Blog

November 9, 2019

As usual, DHS dropped a big fat piece of bad news, namely its proposed new filing fee schedule, after 5pm on a Friday night. The higher fees, as always, will not actually reduce processing times, improve the quality of adjudications, nor make USCIS train & hire more or better staff. It will just impoverish people seeking visas and green cards, and their US employers and family members. Some parts of the new fee schedule are especially repugnant – removing fee-free adjudication of the applications for temporary work & travel authorization that accompany an application for permanent residence, charging a fee for affirmative asylum applications, charging a fee for asylees and refuges to apply for work authorization, and removing the reduced fees for adjustment of status by children under 14 and certain applicants for naturalization, among others.

*The near-doubling of the naturalization fee, and concurrent elimination of fee waivers, is a clear attempt at deterring qualified permanent residents from becoming US citizens, and has the obvious effect of voter-suppression.

*Charging fees for concurrent I-765 applications for Employment Authorization Documents and I-131 applications for Advance Parole travel documents filed with I-485 Adjustment of Status applications not only raises the cost of adjustment to an exorbitant level (and undermines the claim that DHS really wants new immigrants to become self-sufficient), but it also creates a perverse incentive to delay adjudications of both the ancillary benefits and the I-485 itself, so that applicants will have to pay, and pay again to renew their EAD & Advance Parole benefits, and backlogs will mushroom to ever-longer queues. This fee structure must be tied to a return to mandatory 90-day adjudications for EAD & AP applications filed with an I-485 application, otherwise the Service is merely rewarding its own inefficiency, paying itself a bonus for being slow and creating churn.

*Charging an application fee for the I-589, and charging full I-765 application fees for asylees and refugees, who leave their native lands in haste and danger, usually with nothing but the clothes on their backs, is a human-rights abomination and an affront to any pretense of moral leadership.
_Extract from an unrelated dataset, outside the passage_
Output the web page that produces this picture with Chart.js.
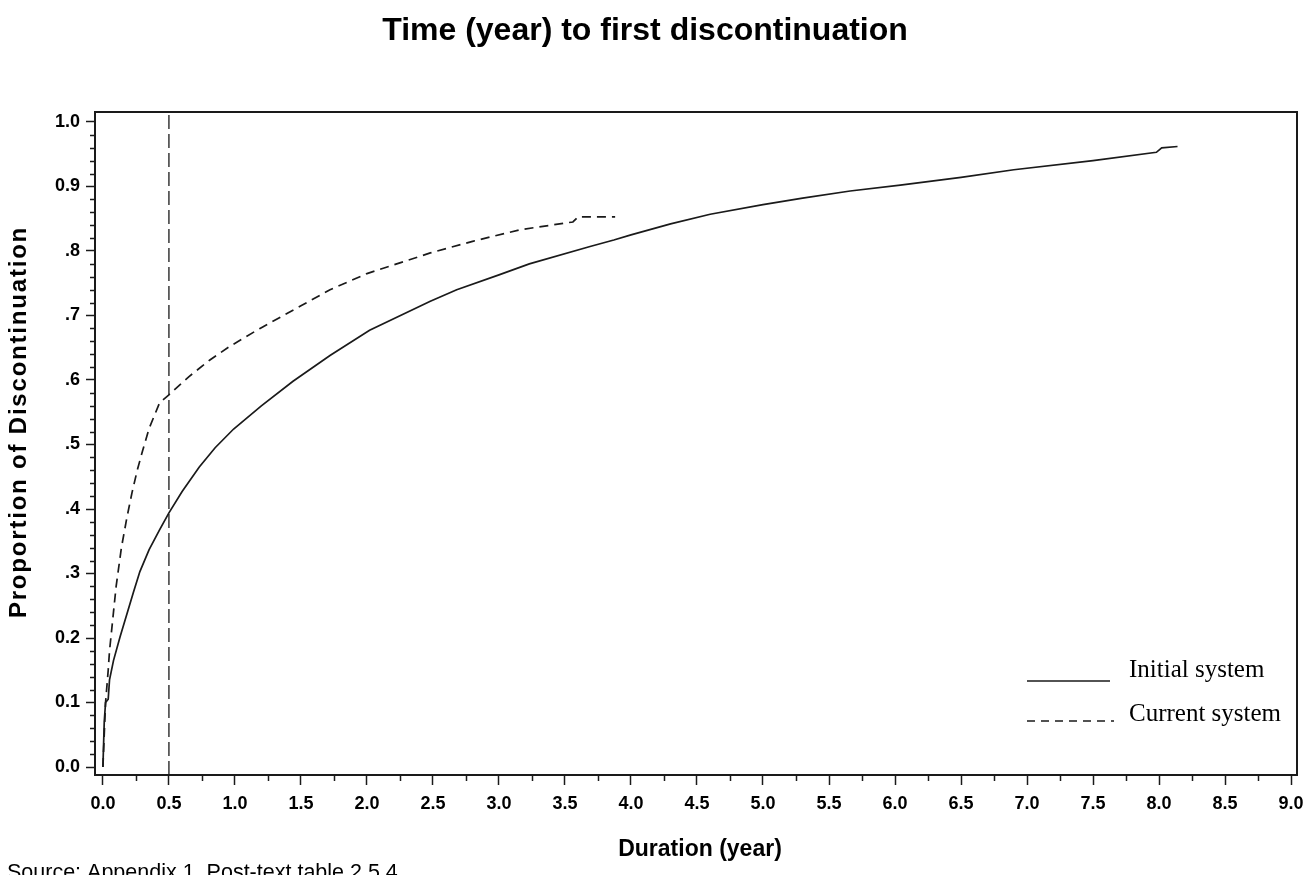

It puts the United States in the unsavory company of Iran, Fiji & Australia, all of which have shameful track records with respect to their treatment of asylum-seekers and refugees.

Also included is a slap in the face to US employers who will be paying the higher fees: the rule proposes changing the guarantee of Premium processing from initial review within 15 calendar days of receipt, to 15 business days – “We’d like you pay us more money for slower service.”

Despite the announcement on a Friday night, the notice would not be published in the Federal Register until the following Thursday.